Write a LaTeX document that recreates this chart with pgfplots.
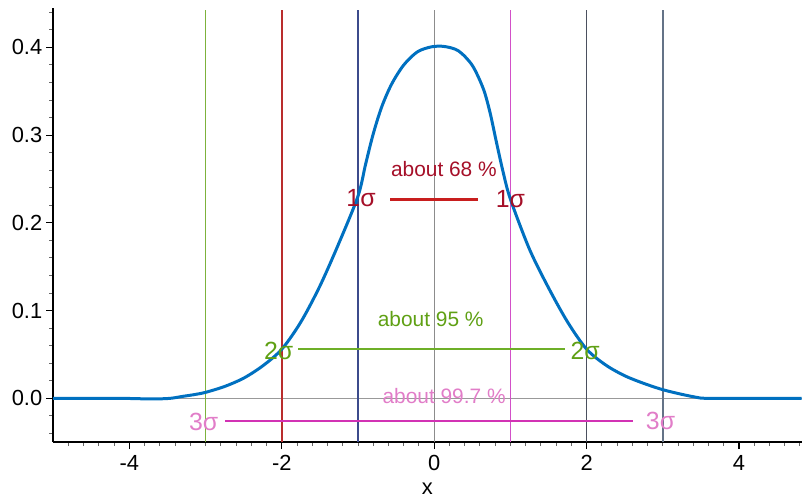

==

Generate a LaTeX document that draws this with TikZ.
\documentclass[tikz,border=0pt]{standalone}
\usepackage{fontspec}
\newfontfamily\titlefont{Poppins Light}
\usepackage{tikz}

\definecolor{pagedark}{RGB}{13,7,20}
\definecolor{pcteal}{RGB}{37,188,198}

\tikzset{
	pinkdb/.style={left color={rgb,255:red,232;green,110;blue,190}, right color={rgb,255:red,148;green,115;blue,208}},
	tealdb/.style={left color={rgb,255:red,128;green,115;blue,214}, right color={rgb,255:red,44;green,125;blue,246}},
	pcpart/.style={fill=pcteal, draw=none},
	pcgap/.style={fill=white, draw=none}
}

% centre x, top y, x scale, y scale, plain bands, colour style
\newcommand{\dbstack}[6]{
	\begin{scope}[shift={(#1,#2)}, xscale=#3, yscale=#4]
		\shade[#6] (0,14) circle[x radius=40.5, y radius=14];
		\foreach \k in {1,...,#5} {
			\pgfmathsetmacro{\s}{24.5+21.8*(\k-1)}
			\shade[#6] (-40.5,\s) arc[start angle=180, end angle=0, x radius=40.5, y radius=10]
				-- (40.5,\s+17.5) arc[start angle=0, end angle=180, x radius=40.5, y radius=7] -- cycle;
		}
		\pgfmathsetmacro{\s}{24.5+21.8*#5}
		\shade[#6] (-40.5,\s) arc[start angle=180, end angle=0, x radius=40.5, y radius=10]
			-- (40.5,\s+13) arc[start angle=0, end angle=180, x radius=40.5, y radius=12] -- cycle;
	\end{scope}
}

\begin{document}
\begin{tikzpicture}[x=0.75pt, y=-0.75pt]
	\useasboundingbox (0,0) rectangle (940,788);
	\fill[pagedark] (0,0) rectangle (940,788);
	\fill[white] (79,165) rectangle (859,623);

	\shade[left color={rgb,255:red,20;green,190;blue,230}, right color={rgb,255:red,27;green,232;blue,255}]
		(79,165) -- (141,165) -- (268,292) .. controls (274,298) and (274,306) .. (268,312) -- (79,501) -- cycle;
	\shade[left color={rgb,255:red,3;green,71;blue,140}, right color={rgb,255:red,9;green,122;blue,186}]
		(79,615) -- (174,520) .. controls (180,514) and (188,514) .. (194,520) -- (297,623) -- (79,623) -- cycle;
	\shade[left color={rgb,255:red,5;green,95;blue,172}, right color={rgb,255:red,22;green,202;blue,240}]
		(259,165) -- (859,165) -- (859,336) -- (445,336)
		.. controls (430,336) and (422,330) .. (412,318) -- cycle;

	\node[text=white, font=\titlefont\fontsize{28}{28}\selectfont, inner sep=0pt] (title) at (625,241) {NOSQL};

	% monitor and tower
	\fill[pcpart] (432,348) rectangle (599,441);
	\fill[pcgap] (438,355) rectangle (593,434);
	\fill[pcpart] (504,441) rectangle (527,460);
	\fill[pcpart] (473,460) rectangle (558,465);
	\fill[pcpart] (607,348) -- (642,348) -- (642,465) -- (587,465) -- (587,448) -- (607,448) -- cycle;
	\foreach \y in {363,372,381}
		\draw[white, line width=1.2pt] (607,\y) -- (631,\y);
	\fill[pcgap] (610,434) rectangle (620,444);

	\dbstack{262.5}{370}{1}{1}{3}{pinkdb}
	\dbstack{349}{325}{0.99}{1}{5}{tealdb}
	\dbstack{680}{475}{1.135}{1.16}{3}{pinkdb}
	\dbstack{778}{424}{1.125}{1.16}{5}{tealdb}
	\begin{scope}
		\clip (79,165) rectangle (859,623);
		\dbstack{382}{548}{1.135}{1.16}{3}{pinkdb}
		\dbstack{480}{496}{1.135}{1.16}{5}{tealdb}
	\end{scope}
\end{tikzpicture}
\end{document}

→ Set exercise: Go through the preceding material and copy each line that has the word "with".

→ Reply to the exercise:
Write a LaTeX document that recreates this chart with pgfplots.
Generate a LaTeX document that draws this with TikZ.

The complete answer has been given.